In the Medieval period, the Church or the secular state could confiscate land of all who were hanged/burned/drowned after confession under torture. This was quite profitable for the powerful. To increase profits, they not only obtained a confession of guilt for witchcraft or heresy, but a list of “accomplices.” Names of friends and family extracted under the duress of torture gave the torturers an excuse to torture more people before absconding with their property in an ever-widening circle. This went on until the public would no longer tolerate it in that area, and the inquisition would move to the next town. The torturers of that time no more believed their own cover story than Cheney et al. believes our torture of prisoners made us safer after 9/11. Torturers didn’t believe in witches and heretics; that was simply their lie so they could extract capital from their victims, mining the resources of the populace. 

Little has changed. Torture is one means to a capitalistic end. It creates a fiction that spreads to the masses to allow the powerful to exploit the people. Today, to get common folk to accept war and torture and to continue to extract money from taxpayers for corporate welfare, many techniques are utilized, including: nationalism, corporate funded PR, false stories put out by corporate-owned media, and claims based on “science” co-opted and paid for by industry. Falling for any of these traps allows the powerful to escape responsibility for their deceptions and crimes as they reap tremendous profits from the people around the world.

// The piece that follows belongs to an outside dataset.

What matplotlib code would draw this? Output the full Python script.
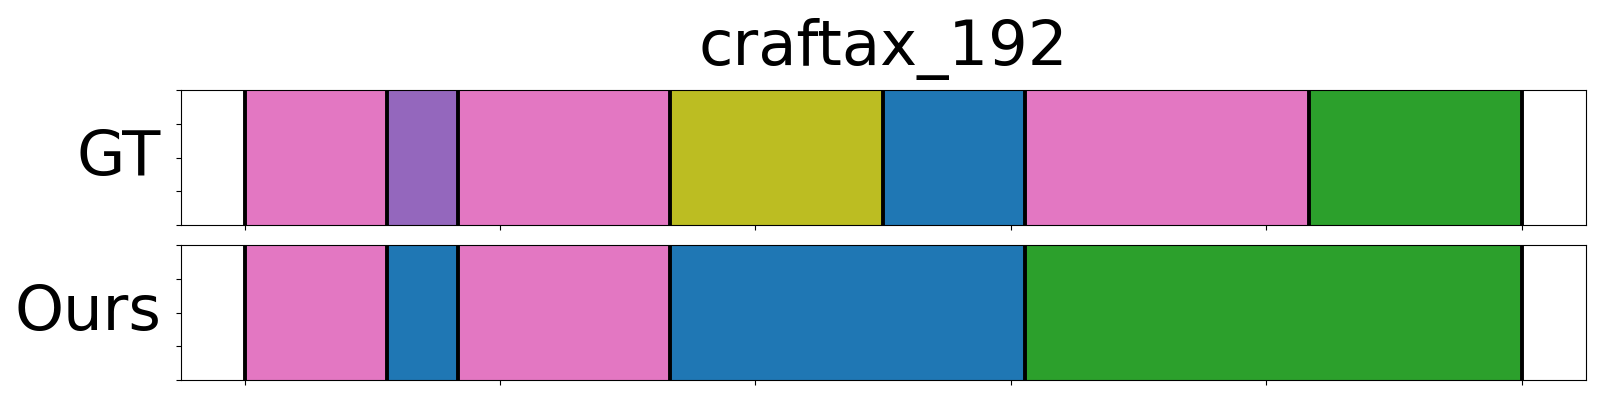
import matplotlib
matplotlib.use("Agg")
import matplotlib.pyplot as plt

# segmentos: frame de inicio, frame de fin, etiqueta (color)
n_frames = 180
gt_starts = [0, 20, 30, 60, 90, 110, 150]
gt_ends = [20, 30, 60, 90, 110, 150, 180]
gt_colors = ["tab:pink", "tab:purple", "tab:pink", "tab:olive", "tab:blue", "tab:pink", "tab:green"]

ours_starts = [0, 20, 30, 60, 110]
ours_ends = [20, 30, 60, 110, 180]
ours_colors = ["tab:pink", "tab:blue", "tab:pink", "tab:blue", "tab:green"]

rows = ["GT", "Ours"]
titulo = "craftax_192"

fig, axes = plt.subplots(2, 1, figsize=(16, 4), dpi=100, sharex=True)
fig.subplots_adjust(left=0.113, right=0.991, top=0.774, bottom=0.05, hspace=0.15)

datos = [(gt_starts, gt_ends, gt_colors), (ours_starts, ours_ends, ours_colors)]
for ax, nombre, (ini, fin, cols) in zip(axes, rows, datos):
    for s, e, c in zip(ini, fin, cols):
        ax.axvspan(s / n_frames, e / n_frames, color=c, lw=0)
    # lineas negras en los limites
    limites = sorted(set(ini + fin))
    for b in limites:
        ax.axvline(b / n_frames, color="black", lw=2.8)
    ax.set_xlim(-0.05, 1.05)
    ax.set_ylim(0, 1)
    ax.set_yticks([0, 0.25, 0.5, 0.75, 1.0])
    ax.set_yticklabels([])
    ax.set_xticks([0, 0.2, 0.4, 0.6, 0.8, 1.0])
    ax.tick_params(labelbottom=False)
    ax.set_ylabel(nombre, fontsize=45, rotation=0, ha="right", va="center", labelpad=7)

axes[0].set_title(titulo, fontsize=45, pad=18)

plt.savefig("out.png")
plt.close("all")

Where does that leave us in our present discussion of U.S. torture policy? We might dig directly into the onion rather than be diverted by its outer layers. When torture is used, we should discern what fabrications the torturers wanted their victims to confess to and why, rather than get mired in pointless corollaries.

By their own admission (and membership), the Cheney regime endeavored to strengthen the “Project for a New American Century” agenda. This is a global corporate agenda; pointing out their corporate ties confirms this. Cheney was CEO of Halliburton; Halliburton gained noncompetitive contracts in Iraq. Bush has ties to big oil; our troops invaded, then guarded oil fields while ignoring the plight of the people and their culture as Baghdad was looted, and on an on.

With torture, any story can gain credence if someone is forced to confess to its validity, since anyone will say anything under torture. In short, it is a way to gain a competitive edge in the capitalistic market place. Want an excuse to go into Iraq to secure oil for your friends and family? Get someone to confess to a lie (weapons of mass destruction, say) that supports your military position so you can invade an oil-rich nation. You can make someone say “I am a fish!” if you like; it doesn’t matter how outrageous the story. They would even confess to being sexual partners with Satan and confirm that their family performed similar perverted acts under the light of the moon. It’s a powerful tool, but it is never used to actually extract unknown information. It is meant to create fictions written by torturers for a purpose. 

So given that any torture policy throughout history is simply a means to create false evidence for economic gain, what should we be talking about? Should we say that we are a good people who do not torture? That would be replacing one fiction with another. America, like any power, has always tortured, killed, and abused people for its own ends. Vigorously waving a flag won’t change that. Should we say that it is ineffective for gathering information? That concedes that torture should be used under some circumstances, which is fallacious.

Given that the “Bush” regime had an agenda to enhance corporate power around the globe, the real concern should be: What lies were put into existence and for what specific purpose? To do so strips the onion to its core, exposing the agenda of the torturers. Only by doing this can we decide what steps to take regarding criminal prosecution and future actions to remove torture from our national toolbox.

However, this discussion is off the table, and it will remain so. A few scapegoats might be thrown into the fire as they were with the Abu Ghraib affair. Obama, being a good right of center corporate Democrat, has unequivocally stated that he wishes to “look forward, not back” so all this torture nonsense can be swept under the rug. Eric Holder will investigate torture, but only cases in which the torturers tortured outside the letter of the torture policy. To do any more, to penetrate the onion, would be to condemn Obama’s corporate paymasters and our whole way of life.

For we are capitalists and consumers, cheering on behemoths like big oil, big pharma, big agriculture, and of course our huge military machine, which consumes at least half of our federal budget every year once you add up all its conveniently separated parts. Our global military domination that Americans support is our brutal arm sweeping aside everything non-corporate in the world. Regurgitated fictions about keeping our children safe, a war on terror, liberating the bombed-out masses in “Iraq/Af/Pak," and, yes, fictions obtained through torture, pave the way.